Monday, January 12, 2015
Wilkinson, The Creator’s Code
I’m going to touch on three of these skills: drive for daylight, fly the OODA loop, and fail wisely.
The “drive for daylight” concept is borrowed from race-car drivers who say that “the trick to managing speed at 200 miles per hour is to drive for daylight. They go too fast to navigate by the lines on the pavement or the position of their fellow drivers. Instead, they focus on the horizon and, at high speeds, their hands follow their eyes.” Similarly, creators “navigate around immediate obstacles by keeping their long-term mission in mind. … creators don’t benchmark themselves against the competition or focus on industry norms. … they set their sights on the horizon, scan the edges, and avoid nostalgia.” (p. 49)

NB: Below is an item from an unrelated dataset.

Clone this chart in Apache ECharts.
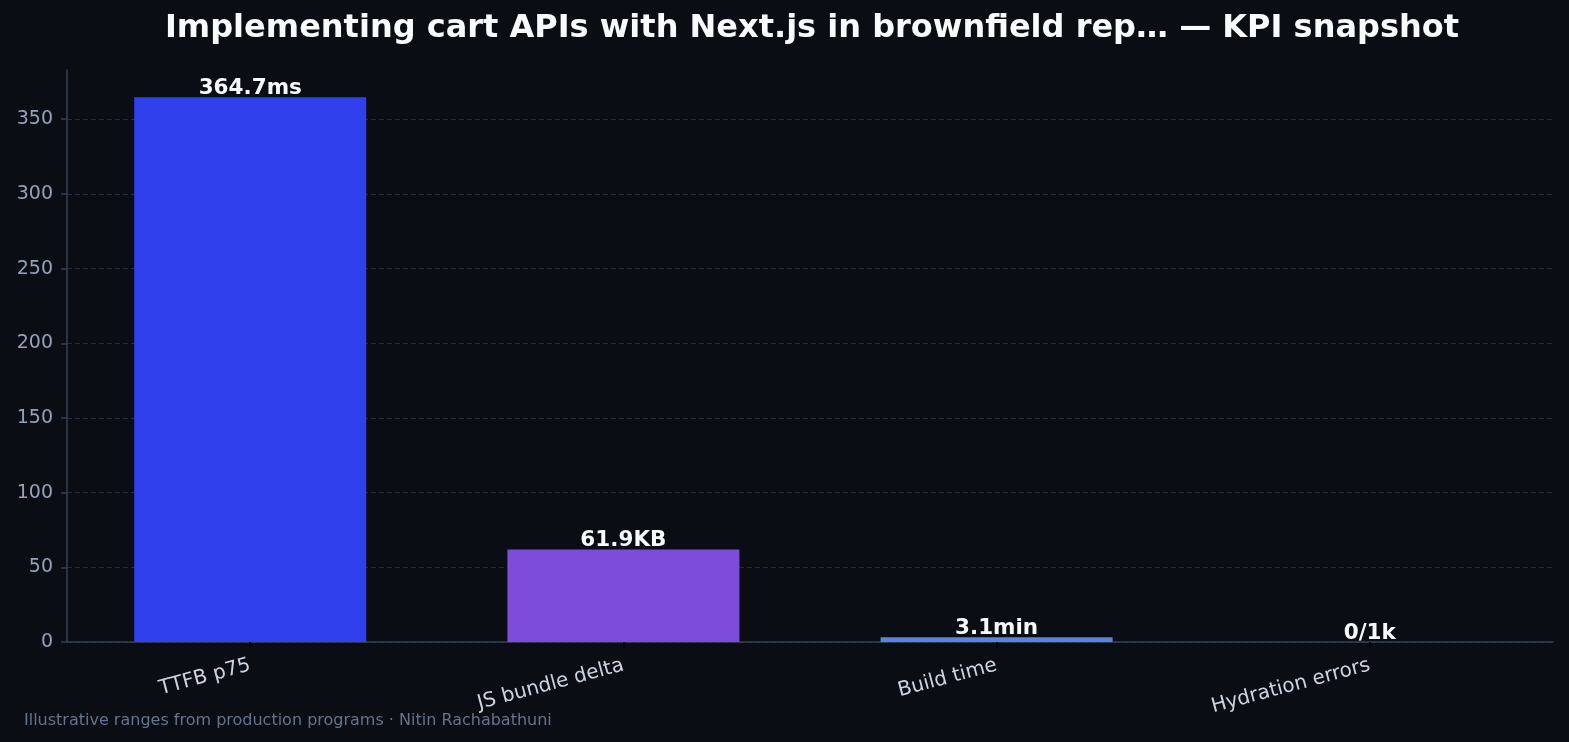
<!DOCTYPE html>
<html>
<head>
<meta charset="utf-8">
<script src="https://cdn.jsdelivr.net/npm/echarts@6/dist/echarts.min.js"></script>
<style>
  html, body { margin: 0; padding: 0; background: #0a0d14; }
  #chart { width: 1569px; height: 742px; }
</style>
</head>
<body>
<div id="chart"></div>
<script>
const categories = ["TTFB p75", "JS bundle delta", "Build time", "Hydration errors"];
const values = [364.7, 61.9, 3.1, 0];
const valueLabels = ["364.7ms", "61.9KB", "3.1min", "0/1k"];
const barColors = ["#2f40ec", "#7c4ddb", "#5a84e0", "#1ec8a0"];
const yTicks = [0, 50, 100, 150, 200, 250, 300, 350];

const chart = echarts.init(document.getElementById("chart"));
const font = "DejaVu Sans";

chart.setOption({
  backgroundColor: "#0a0d14",
  animation: false,
  title: [
    {
      text: "Implementing cart APIs with Next.js in brownfield rep… — KPI snapshot",
      left: 812,
      top: 13,
      padding: 0,
      textAlign: "center",
      textStyle: { color: "#f8fafc", fontSize: 32, fontWeight: "bold", fontFamily: font },
    },
    {
      text: "Illustrative ranges from production programs · Nitin Rachabathuni",
      left: 24,
      top: 713,
      padding: 0,
      textStyle: { color: "#64748b", fontSize: 16, fontWeight: "normal", fontFamily: font },
    },
  ],
  grid: { left: 67, right: 16, top: 70, bottom: 100 },
  xAxis: {
    type: "value",
    min: -0.491,
    max: 3.491,
    splitLine: { show: false },
    axisLine: { show: true, onZero: false, lineStyle: { color: "#334155", width: 1.5 } },
    axisTick: { show: true, length: 6, customValues: [0, 1, 2, 3], lineStyle: { color: "#000", width: 1.5 } },
    axisLabel: {
      customValues: [0, 1, 2, 3],
      rotate: 15,
      margin: 23,
      color: "#cbd5e1",
      fontSize: 20,
      fontFamily: font,
      formatter: (v) => categories[Math.round(v)] || "",
    },
  },
  yAxis: {
    type: "value",
    min: 0,
    max: 382.935,
    axisLine: { show: true, onZero: false, lineStyle: { color: "#334155", width: 1.5 } },
    axisTick: { show: true, length: 6, customValues: yTicks, lineStyle: { color: "#334155", width: 1.5 } },
    axisLabel: {
      customValues: yTicks,
      color: "#94a3b8",
      fontSize: 19,
      fontFamily: font,
      margin: 14,
    },
    splitLine: {
      show: true,
      lineStyle: { color: "#232d3d", type: [5, 3], width: 1.2 },
    },
  },
  series: [
    {
      type: "bar",
      barWidth: 232,
      data: values.map((v, i) => ({
        value: [i, v],
        itemStyle: { color: barColors[i] },
        label: { formatter: valueLabels[i] },
      })),
      label: {
        show: true,
        position: "top",
        distance: -2,
        color: "#f8fafc",
        fontSize: 21.5,
        fontWeight: "bold",
        fontFamily: font,
      },
    },
  ],
});
</script>
</body>
</html>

Integral to the “drive for daylight” mindset is a “to-go” way of thinking. That is, a person doesn’t focus on how far he’s already come but on what remains to be done. “To-go” thinking, researchers have found, accelerates momentum. “Motivating yourself by thinking about how much of the marathon remains before you cross the finish line can inspire you to run harder, faster, more competitively, and with greater enthusiasm.” (p. 55)
The notion of the OODA loop comes from John Boyd, an Air Force fighter pilot who “crafted a framework for making rapid decisions that would ensure success in fast-changing environments. Boyd’s ‘OODA loop’—observe, orient, decide, and act—is as pertinent to business [and to trading] as it is to aerial combat.” (p. 68) Since there’s a fairly extensive literature on the OODA loop, I’ll not say more about it here.
Finally, let’s look at the failure ratio. We’ve all read the advice to fail early and often, but how much failure is acceptable? The author found that “a surprising number of creators decide that ratio ahead of time. They aim not for perfection but to ensure that they take enough risk.” (p. 94) This is, I think, an important metric to consider. Entrepreneurs worry if they experience too few failures. As LinkedIn cofounder Reid Hoffman said, “Frankly, if you tune it so that you have zero chance of failure, you usually also have zero chance of success.” (p. 96) Just think of that beautifully over-optimized trading system that crashes in real time.
Traders focus on minimizing their risk by setting stops or keeping their position size small. But the other side of the equation is equally important. Their portfolio can grow only if the risk they assume is large enough. Institutions have metrics to look at both sides of the equation. Individual traders rarely do, and then they wonder why they come up short.